Yesterday, the Media Bloggers Association filed an amicus brief in Righthaven LLC v. Hyatt, urging a federal judge in Nevada to award only minimal damages and no attorney's fees to Righthaven against a blogger who failed to appear in the case and is facing a default judgment. We've covered a number of Righthaven lawsuits in our legal threats database, but this case now has a spicy twist.
On October 6, 2010, Righthaven sued Bill Hyatt, who operates a blog called "News for Everyone" (appears to be shutdown), for copyright infringement, claiming that he had copied a Las Vegas Review-Journal entertainment column titled "FX's Manly Man Shows Hold Outsider Appeal." After Hyatt didn't respond to the lawsuit, Righthaven filed a motion for default judgment, asking the court to award it control of the domain name for Hyatt's website, $150,000 in damages, and $1,850 in legal fees and costs.
In most cases where a defendant fails to respond, the court typically accedes to the plaintiff's request for damages.
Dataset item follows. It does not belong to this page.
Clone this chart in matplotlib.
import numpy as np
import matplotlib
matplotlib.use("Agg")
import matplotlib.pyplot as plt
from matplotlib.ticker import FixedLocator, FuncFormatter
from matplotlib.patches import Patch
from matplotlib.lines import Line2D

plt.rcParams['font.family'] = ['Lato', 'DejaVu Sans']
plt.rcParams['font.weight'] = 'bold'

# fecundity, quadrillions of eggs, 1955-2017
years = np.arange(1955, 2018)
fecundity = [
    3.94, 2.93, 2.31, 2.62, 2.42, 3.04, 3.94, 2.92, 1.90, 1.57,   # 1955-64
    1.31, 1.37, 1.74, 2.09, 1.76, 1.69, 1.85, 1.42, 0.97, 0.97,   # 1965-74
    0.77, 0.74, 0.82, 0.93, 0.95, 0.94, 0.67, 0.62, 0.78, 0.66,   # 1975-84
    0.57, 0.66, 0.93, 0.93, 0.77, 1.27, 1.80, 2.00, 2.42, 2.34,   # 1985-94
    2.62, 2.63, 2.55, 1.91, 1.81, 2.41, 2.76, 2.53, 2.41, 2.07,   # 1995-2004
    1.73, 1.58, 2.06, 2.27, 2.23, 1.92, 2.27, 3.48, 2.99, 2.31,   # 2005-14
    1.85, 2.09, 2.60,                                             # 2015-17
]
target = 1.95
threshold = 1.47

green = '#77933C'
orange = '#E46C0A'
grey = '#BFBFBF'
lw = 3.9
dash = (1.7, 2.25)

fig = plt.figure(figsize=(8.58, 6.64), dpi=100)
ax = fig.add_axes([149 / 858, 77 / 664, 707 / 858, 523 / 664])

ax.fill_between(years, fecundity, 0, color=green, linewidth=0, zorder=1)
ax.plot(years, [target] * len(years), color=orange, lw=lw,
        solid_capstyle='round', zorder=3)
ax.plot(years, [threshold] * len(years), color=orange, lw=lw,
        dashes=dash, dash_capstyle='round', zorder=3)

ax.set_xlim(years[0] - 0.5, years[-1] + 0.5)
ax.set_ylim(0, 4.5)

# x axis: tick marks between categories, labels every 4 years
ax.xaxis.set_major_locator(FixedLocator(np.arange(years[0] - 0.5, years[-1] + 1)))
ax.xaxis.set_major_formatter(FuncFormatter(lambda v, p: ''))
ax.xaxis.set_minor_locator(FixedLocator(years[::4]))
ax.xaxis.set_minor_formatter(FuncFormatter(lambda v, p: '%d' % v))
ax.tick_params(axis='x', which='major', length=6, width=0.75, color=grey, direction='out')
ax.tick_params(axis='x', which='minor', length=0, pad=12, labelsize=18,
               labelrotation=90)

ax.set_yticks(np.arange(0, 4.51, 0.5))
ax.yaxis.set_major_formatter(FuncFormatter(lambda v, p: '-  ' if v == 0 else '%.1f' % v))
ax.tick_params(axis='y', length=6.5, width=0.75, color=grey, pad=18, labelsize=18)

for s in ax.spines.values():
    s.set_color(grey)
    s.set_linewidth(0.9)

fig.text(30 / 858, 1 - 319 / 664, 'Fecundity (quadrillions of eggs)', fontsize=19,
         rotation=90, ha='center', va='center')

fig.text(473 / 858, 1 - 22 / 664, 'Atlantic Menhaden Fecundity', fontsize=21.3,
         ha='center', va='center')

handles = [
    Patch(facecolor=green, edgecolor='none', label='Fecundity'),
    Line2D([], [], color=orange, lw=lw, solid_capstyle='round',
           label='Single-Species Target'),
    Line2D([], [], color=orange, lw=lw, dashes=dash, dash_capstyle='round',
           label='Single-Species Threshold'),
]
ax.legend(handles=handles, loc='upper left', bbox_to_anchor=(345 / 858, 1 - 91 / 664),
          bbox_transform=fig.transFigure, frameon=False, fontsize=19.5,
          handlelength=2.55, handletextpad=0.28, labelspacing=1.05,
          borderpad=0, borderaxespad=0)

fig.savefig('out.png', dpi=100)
But we might not see that happen here. Marc Randazza and J. Malcolm DeVoy IV at Randazza Legal Group and Ron Coleman at Goetz Fitzpatrick LLP filed a scathing amicus brief on behalf of the Media Bloggers Association arguing that Righthaven's demands are outrageous given the nature of the alleged infringement and Righthaven's questionable business model. Here is a little taste of their brief:
Righthaven is a Nevada LLC (hereinafter, "Righthaven") with the most questionable of business models. It was formed by an attorney who, instead of simply representing copyright plaintiffs in justifiable cases, chose to create an entirely champertous enterprise out of unsound copyright claims. Its "business model" is to seek out unwitting and, perhaps, careless bloggers who have used portions of the Las Vegas Review Journal in online discussions. Once Righthaven finds these uses by conducting internet "sweeps," it fallaciously "acquires" the rights to the articles in question, essentially as causes of action, solely for the purpose of filing a lawsuit.
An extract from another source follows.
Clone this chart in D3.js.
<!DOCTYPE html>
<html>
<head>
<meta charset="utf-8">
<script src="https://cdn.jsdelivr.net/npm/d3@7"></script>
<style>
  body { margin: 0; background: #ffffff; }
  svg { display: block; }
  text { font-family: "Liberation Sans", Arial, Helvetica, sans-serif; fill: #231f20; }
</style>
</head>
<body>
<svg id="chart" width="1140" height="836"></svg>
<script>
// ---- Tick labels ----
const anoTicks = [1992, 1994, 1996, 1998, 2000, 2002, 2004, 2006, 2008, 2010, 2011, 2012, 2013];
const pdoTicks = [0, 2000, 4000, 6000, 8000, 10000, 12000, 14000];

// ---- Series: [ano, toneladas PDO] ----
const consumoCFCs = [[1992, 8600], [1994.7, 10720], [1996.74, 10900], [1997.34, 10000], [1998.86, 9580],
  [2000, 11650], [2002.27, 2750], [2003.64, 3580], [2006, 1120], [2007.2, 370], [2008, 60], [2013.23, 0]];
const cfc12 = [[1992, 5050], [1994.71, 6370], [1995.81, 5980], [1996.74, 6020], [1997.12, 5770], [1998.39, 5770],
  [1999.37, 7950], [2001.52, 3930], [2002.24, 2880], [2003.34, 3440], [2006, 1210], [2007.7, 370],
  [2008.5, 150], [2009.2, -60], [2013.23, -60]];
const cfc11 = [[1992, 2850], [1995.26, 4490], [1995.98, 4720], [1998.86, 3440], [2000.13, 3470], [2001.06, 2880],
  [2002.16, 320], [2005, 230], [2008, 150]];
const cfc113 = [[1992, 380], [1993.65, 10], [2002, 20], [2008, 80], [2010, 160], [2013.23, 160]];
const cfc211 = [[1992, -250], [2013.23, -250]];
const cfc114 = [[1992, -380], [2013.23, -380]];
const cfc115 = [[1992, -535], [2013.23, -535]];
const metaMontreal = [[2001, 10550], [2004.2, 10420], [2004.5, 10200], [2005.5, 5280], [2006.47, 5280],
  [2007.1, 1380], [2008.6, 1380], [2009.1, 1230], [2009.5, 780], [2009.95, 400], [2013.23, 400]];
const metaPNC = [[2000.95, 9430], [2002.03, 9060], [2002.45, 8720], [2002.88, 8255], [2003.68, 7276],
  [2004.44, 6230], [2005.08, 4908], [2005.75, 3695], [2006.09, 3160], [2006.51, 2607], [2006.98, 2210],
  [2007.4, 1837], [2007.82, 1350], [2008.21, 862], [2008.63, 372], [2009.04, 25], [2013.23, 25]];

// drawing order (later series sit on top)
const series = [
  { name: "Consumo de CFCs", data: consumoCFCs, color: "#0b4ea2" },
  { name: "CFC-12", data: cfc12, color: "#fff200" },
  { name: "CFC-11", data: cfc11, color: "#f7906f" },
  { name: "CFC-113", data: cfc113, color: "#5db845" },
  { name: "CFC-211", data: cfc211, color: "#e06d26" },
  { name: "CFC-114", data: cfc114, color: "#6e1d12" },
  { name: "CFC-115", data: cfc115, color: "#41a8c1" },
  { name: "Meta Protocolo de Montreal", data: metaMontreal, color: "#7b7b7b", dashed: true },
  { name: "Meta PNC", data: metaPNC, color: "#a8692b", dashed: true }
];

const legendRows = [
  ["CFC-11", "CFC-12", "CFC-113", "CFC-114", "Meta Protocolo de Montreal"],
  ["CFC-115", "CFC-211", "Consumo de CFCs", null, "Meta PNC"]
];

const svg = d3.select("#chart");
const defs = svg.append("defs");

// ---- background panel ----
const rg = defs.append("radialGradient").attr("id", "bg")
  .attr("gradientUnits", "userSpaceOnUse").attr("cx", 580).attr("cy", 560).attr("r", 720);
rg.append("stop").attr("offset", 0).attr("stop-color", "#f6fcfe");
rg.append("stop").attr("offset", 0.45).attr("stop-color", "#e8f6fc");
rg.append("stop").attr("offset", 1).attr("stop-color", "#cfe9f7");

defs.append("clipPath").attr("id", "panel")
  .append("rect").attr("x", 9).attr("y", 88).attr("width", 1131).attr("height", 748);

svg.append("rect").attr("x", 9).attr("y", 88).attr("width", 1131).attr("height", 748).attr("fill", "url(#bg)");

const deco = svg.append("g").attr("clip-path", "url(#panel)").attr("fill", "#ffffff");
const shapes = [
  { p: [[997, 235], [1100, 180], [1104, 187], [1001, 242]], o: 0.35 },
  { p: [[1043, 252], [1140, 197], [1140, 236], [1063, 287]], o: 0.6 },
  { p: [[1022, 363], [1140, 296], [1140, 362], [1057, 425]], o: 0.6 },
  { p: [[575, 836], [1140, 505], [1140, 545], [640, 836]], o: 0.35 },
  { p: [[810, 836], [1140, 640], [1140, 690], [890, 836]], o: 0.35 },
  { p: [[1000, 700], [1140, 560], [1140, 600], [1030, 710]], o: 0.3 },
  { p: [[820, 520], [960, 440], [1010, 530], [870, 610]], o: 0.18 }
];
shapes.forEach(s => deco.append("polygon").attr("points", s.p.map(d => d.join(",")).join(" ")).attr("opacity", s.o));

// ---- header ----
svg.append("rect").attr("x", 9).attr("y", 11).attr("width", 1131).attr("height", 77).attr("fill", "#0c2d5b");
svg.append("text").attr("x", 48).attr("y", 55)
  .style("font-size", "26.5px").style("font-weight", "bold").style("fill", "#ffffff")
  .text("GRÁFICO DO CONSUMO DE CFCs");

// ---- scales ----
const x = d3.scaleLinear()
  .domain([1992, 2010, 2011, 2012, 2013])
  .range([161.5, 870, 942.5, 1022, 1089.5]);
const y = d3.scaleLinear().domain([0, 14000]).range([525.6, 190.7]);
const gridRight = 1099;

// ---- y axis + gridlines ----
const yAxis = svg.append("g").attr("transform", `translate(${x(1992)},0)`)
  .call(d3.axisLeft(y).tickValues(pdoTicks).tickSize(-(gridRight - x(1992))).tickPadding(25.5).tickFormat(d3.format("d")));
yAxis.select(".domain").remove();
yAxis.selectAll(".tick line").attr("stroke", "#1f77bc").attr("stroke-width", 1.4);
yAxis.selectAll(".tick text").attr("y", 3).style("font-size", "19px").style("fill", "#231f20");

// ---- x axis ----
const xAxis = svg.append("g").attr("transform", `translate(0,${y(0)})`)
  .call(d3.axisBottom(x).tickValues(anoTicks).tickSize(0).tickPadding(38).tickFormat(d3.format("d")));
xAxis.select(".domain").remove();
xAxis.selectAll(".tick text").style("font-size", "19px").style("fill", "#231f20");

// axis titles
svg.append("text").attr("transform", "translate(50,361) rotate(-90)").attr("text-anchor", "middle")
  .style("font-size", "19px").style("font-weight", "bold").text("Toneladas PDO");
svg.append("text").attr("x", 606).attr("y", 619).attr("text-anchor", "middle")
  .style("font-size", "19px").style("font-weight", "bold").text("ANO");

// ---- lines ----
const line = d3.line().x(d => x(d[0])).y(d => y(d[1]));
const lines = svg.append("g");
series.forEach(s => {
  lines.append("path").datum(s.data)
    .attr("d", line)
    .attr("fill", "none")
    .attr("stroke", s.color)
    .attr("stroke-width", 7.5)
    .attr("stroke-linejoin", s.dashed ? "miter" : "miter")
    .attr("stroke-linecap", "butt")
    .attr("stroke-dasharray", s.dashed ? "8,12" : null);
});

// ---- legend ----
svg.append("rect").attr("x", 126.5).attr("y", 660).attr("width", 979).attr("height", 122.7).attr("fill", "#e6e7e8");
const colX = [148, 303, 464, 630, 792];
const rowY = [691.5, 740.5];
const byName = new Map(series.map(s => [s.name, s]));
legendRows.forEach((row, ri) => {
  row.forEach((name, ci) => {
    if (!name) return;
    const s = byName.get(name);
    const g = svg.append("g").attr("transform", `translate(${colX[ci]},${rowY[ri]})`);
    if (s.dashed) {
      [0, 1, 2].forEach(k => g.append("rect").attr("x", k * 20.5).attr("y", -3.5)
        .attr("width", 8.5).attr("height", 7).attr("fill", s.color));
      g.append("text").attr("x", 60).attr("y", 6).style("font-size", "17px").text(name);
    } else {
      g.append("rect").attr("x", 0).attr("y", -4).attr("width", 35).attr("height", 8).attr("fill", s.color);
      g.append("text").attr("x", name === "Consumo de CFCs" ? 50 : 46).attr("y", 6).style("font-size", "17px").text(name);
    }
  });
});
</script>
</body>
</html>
The vast majority of the victims of this scheme are under the impression that by giving proper attribution to a source, they are within their rights to use such excerpts. Almost none of them could ever afford legal representation; flummoxed by the threat of a $150,000 potential statutory damage award - an amount that it can safely be said none of them could dream of satisfying - and lacking even a clue as to whom to turn to for advice, many will simply default.
Righthaven now seeks to turn a default into a windfall by asking this Court to grant it a constitutionally impermissible and outrageous award of at least $30,000 in statutory damages, ranging up to $150,000.00 in this matter, in addition to $1,850.00 in costs and attorney's fees - all based on specious infringement claims for forgotten newspaper articles whose economic value is surely orders of magnitude below these astronomical sums.
You can read the entire brief here.
According to the Las Vegas Sun, Righthaven hasn't responded to the amicus filing and the judge has yet to indicate when he will rule on Righthaven's request for damages.